_Stated problem_
Exactly reproduce each line of the listing that follows.

_Dataset extract_
________
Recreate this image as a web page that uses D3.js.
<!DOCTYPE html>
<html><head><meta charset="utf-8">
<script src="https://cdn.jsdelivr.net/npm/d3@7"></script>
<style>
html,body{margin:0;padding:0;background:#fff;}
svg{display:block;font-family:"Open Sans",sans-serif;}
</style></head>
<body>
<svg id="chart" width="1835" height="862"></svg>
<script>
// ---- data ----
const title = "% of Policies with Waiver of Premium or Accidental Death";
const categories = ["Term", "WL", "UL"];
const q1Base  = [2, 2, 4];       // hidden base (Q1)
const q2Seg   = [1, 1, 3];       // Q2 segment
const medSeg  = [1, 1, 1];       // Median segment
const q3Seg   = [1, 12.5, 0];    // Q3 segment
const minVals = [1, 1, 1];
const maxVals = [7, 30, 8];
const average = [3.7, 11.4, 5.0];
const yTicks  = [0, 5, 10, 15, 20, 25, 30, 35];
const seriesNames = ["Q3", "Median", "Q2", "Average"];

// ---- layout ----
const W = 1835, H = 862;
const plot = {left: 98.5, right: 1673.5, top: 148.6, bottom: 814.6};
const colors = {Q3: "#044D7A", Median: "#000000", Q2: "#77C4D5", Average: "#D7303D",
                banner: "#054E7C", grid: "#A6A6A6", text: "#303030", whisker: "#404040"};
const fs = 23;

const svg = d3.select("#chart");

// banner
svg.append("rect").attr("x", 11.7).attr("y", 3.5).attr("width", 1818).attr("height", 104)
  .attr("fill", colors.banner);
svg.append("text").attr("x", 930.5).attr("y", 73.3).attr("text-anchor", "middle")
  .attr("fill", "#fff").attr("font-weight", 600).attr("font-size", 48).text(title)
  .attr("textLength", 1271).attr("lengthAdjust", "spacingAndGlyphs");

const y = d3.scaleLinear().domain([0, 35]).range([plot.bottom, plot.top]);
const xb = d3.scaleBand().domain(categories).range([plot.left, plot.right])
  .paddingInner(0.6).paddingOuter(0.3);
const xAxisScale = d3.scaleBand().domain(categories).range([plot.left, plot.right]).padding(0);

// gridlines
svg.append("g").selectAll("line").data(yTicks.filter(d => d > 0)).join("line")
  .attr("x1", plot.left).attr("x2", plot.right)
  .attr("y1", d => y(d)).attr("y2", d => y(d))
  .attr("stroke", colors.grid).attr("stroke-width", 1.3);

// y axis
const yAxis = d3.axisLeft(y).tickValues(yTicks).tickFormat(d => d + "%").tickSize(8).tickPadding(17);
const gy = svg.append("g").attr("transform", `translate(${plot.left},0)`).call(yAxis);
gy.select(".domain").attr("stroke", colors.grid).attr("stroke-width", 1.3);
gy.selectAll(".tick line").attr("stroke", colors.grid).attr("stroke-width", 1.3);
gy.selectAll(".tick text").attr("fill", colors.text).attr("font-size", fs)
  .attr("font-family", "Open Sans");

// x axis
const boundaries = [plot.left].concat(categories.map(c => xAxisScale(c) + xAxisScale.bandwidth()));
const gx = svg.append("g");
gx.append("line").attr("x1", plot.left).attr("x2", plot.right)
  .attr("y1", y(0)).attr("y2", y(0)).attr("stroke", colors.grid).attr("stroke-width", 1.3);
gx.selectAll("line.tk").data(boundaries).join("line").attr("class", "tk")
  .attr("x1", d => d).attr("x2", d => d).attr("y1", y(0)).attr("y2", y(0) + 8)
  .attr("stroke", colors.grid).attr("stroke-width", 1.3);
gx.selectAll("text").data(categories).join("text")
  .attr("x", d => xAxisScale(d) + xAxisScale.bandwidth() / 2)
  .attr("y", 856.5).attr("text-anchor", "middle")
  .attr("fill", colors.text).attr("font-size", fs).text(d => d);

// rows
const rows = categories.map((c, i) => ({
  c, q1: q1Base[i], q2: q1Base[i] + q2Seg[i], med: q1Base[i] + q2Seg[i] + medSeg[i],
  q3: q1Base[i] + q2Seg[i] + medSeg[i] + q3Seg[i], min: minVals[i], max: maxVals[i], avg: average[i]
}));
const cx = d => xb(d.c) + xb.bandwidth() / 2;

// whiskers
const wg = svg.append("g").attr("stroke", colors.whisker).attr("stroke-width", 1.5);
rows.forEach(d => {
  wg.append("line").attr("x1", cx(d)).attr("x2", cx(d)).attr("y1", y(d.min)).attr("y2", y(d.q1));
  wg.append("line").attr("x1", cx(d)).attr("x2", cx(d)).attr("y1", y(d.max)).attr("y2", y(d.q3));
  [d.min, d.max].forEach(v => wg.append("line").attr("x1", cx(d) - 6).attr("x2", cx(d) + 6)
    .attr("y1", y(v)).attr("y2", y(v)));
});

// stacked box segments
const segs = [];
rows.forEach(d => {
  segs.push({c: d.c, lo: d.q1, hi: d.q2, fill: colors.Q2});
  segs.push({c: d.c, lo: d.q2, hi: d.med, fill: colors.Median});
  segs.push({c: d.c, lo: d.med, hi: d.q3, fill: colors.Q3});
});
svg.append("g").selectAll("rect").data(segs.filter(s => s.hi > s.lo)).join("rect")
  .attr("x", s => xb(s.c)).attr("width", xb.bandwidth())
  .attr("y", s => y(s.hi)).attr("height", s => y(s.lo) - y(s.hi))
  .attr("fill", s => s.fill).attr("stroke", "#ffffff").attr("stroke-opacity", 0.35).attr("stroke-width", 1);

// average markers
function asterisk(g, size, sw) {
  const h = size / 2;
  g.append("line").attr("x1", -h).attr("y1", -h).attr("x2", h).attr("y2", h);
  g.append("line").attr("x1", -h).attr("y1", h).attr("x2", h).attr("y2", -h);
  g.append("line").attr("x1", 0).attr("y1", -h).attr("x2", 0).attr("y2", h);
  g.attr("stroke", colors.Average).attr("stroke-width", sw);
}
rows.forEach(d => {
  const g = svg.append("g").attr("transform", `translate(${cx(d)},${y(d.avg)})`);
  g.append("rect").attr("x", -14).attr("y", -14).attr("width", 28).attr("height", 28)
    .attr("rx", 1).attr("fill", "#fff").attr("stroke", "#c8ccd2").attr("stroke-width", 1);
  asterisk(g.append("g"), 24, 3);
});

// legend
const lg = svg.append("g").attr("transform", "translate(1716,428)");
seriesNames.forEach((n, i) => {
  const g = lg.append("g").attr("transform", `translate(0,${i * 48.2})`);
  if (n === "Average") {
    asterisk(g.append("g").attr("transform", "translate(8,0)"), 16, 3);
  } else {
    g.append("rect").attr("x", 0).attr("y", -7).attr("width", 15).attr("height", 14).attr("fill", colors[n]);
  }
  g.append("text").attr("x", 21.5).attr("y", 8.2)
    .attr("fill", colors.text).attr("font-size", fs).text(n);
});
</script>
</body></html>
________
_Problem solution_
Recreate this image as a web page that uses D3.js.
<!DOCTYPE html>
<html><head><meta charset="utf-8">
<script src="https://cdn.jsdelivr.net/npm/d3@7"></script>
<style>
html,body{margin:0;padding:0;background:#fff;}
svg{display:block;font-family:"Open Sans",sans-serif;}
</style></head>
<body>
<svg id="chart" width="1835" height="862"></svg>
<script>
// ---- data ----
const title = "% of Policies with Waiver of Premium or Accidental Death";
const categories = ["Term", "WL", "UL"];
const q1Base  = [2, 2, 4];       // hidden base (Q1)
const q2Seg   = [1, 1, 3];       // Q2 segment
const medSeg  = [1, 1, 1];       // Median segment
const q3Seg   = [1, 12.5, 0];    // Q3 segment
const minVals = [1, 1, 1];
const maxVals = [7, 30, 8];
const average = [3.7, 11.4, 5.0];
const yTicks  = [0, 5, 10, 15, 20, 25, 30, 35];
const seriesNames = ["Q3", "Median", "Q2", "Average"];

// ---- layout ----
const W = 1835, H = 862;
const plot = {left: 98.5, right: 1673.5, top: 148.6, bottom: 814.6};
const colors = {Q3: "#044D7A", Median: "#000000", Q2: "#77C4D5", Average: "#D7303D",
                banner: "#054E7C", grid: "#A6A6A6", text: "#303030", whisker: "#404040"};
const fs = 23;

const svg = d3.select("#chart");

// banner
svg.append("rect").attr("x", 11.7).attr("y", 3.5).attr("width", 1818).attr("height", 104)
  .attr("fill", colors.banner);
svg.append("text").attr("x", 930.5).attr("y", 73.3).attr("text-anchor", "middle")
  .attr("fill", "#fff").attr("font-weight", 600).attr("font-size", 48).text(title)
  .attr("textLength", 1271).attr("lengthAdjust", "spacingAndGlyphs");

const y = d3.scaleLinear().domain([0, 35]).range([plot.bottom, plot.top]);
const xb = d3.scaleBand().domain(categories).range([plot.left, plot.right])
  .paddingInner(0.6).paddingOuter(0.3);
const xAxisScale = d3.scaleBand().domain(categories).range([plot.left, plot.right]).padding(0);

// gridlines
svg.append("g").selectAll("line").data(yTicks.filter(d => d > 0)).join("line")
  .attr("x1", plot.left).attr("x2", plot.right)
  .attr("y1", d => y(d)).attr("y2", d => y(d))
  .attr("stroke", colors.grid).attr("stroke-width", 1.3);

// y axis
const yAxis = d3.axisLeft(y).tickValues(yTicks).tickFormat(d => d + "%").tickSize(8).tickPadding(17);
const gy = svg.append("g").attr("transform", `translate(${plot.left},0)`).call(yAxis);
gy.select(".domain").attr("stroke", colors.grid).attr("stroke-width", 1.3);
gy.selectAll(".tick line").attr("stroke", colors.grid).attr("stroke-width", 1.3);
gy.selectAll(".tick text").attr("fill", colors.text).attr("font-size", fs)
  .attr("font-family", "Open Sans");

// x axis
const boundaries = [plot.left].concat(categories.map(c => xAxisScale(c) + xAxisScale.bandwidth()));
const gx = svg.append("g");
gx.append("line").attr("x1", plot.left).attr("x2", plot.right)
  .attr("y1", y(0)).attr("y2", y(0)).attr("stroke", colors.grid).attr("stroke-width", 1.3);
gx.selectAll("line.tk").data(boundaries).join("line").attr("class", "tk")
  .attr("x1", d => d).attr("x2", d => d).attr("y1", y(0)).attr("y2", y(0) + 8)
  .attr("stroke", colors.grid).attr("stroke-width", 1.3);
gx.selectAll("text").data(categories).join("text")
  .attr("x", d => xAxisScale(d) + xAxisScale.bandwidth() / 2)
  .attr("y", 856.5).attr("text-anchor", "middle")
  .attr("fill", colors.text).attr("font-size", fs).text(d => d);

// rows
const rows = categories.map((c, i) => ({
  c, q1: q1Base[i], q2: q1Base[i] + q2Seg[i], med: q1Base[i] + q2Seg[i] + medSeg[i],
  q3: q1Base[i] + q2Seg[i] + medSeg[i] + q3Seg[i], min: minVals[i], max: maxVals[i], avg: average[i]
}));
const cx = d => xb(d.c) + xb.bandwidth() / 2;

// whiskers
const wg = svg.append("g").attr("stroke", colors.whisker).attr("stroke-width", 1.5);
rows.forEach(d => {
  wg.append("line").attr("x1", cx(d)).attr("x2", cx(d)).attr("y1", y(d.min)).attr("y2", y(d.q1));
  wg.append("line").attr("x1", cx(d)).attr("x2", cx(d)).attr("y1", y(d.max)).attr("y2", y(d.q3));
  [d.min, d.max].forEach(v => wg.append("line").attr("x1", cx(d) - 6).attr("x2", cx(d) + 6)
    .attr("y1", y(v)).attr("y2", y(v)));
});

// stacked box segments
const segs = [];
rows.forEach(d => {
  segs.push({c: d.c, lo: d.q1, hi: d.q2, fill: colors.Q2});
  segs.push({c: d.c, lo: d.q2, hi: d.med, fill: colors.Median});
  segs.push({c: d.c, lo: d.med, hi: d.q3, fill: colors.Q3});
});
svg.append("g").selectAll("rect").data(segs.filter(s => s.hi > s.lo)).join("rect")
  .attr("x", s => xb(s.c)).attr("width", xb.bandwidth())
  .attr("y", s => y(s.hi)).attr("height", s => y(s.lo) - y(s.hi))
  .attr("fill", s => s.fill).attr("stroke", "#ffffff").attr("stroke-opacity", 0.35).attr("stroke-width", 1);

// average markers
function asterisk(g, size, sw) {
  const h = size / 2;
  g.append("line").attr("x1", -h).attr("y1", -h).attr("x2", h).attr("y2", h);
  g.append("line").attr("x1", -h).attr("y1", h).attr("x2", h).attr("y2", -h);
  g.append("line").attr("x1", 0).attr("y1", -h).attr("x2", 0).attr("y2", h);
  g.attr("stroke", colors.Average).attr("stroke-width", sw);
}
rows.forEach(d => {
  const g = svg.append("g").attr("transform", `translate(${cx(d)},${y(d.avg)})`);
  g.append("rect").attr("x", -14).attr("y", -14).attr("width", 28).attr("height", 28)
    .attr("rx", 1).attr("fill", "#fff").attr("stroke", "#c8ccd2").attr("stroke-width", 1);
  asterisk(g.append("g"), 24, 3);
});

// legend
const lg = svg.append("g").attr("transform", "translate(1716,428)");
seriesNames.forEach((n, i) => {
  const g = lg.append("g").attr("transform", `translate(0,${i * 48.2})`);
  if (n === "Average") {
    asterisk(g.append("g").attr("transform", "translate(8,0)"), 16, 3);
  } else {
    g.append("rect").attr("x", 0).attr("y", -7).attr("width", 15).attr("height", 14).attr("fill", colors[n]);
  }
  g.append("text").attr("x", 21.5).attr("y", 8.2)
    .attr("fill", colors.text).attr("font-size", fs).text(n);
});
</script>
</body></html>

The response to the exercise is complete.